__Material for the task__
⟨
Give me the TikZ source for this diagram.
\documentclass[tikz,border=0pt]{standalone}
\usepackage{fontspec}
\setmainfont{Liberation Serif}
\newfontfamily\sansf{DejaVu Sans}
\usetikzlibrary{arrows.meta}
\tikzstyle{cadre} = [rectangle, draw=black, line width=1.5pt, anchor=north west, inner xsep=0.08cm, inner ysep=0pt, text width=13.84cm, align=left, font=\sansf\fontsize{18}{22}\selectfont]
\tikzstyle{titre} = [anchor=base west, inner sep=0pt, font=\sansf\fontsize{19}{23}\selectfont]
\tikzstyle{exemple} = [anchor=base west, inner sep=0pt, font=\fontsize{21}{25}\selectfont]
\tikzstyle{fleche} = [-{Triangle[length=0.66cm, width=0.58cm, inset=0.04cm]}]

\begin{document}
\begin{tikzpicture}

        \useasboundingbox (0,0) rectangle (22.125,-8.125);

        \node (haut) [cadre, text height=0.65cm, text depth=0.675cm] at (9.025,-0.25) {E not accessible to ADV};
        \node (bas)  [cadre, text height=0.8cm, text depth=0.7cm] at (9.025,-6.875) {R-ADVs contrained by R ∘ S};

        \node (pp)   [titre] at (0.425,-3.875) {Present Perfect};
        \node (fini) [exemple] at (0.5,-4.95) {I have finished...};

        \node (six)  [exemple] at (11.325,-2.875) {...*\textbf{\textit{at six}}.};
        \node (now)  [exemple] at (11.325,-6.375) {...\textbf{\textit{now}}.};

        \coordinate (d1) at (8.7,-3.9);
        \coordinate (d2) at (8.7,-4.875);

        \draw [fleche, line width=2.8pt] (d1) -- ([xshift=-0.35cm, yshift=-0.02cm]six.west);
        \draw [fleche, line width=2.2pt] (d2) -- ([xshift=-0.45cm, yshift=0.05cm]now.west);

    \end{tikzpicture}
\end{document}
⟩
⟨
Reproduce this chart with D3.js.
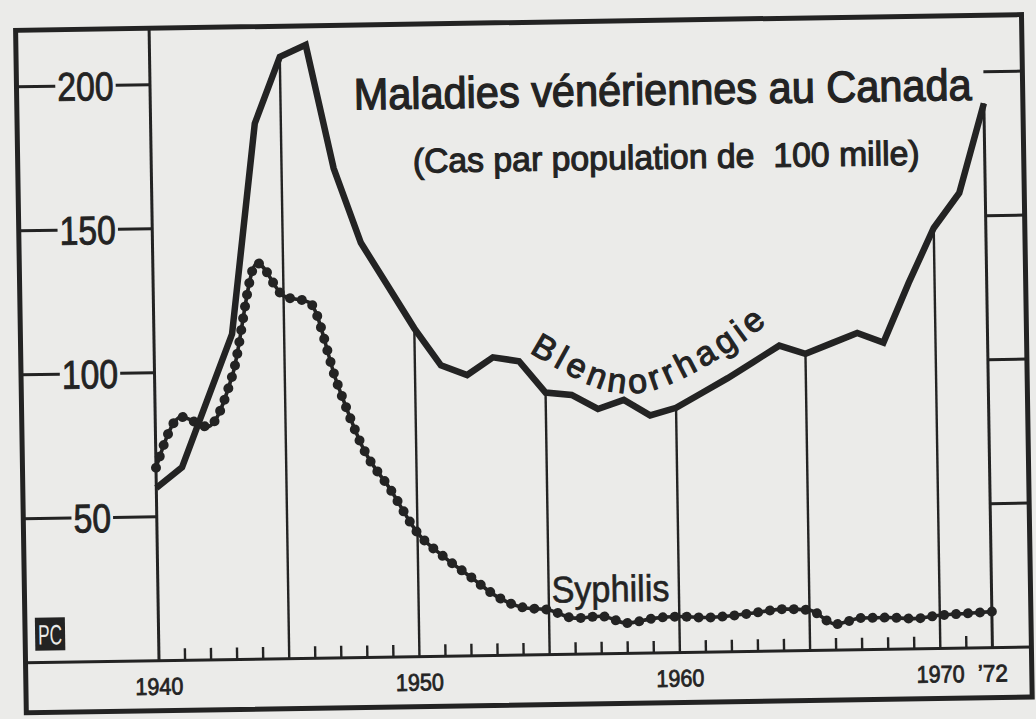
⟩
What is the number of lines in the listing that contain the string "this"? Reply with that number alone.

2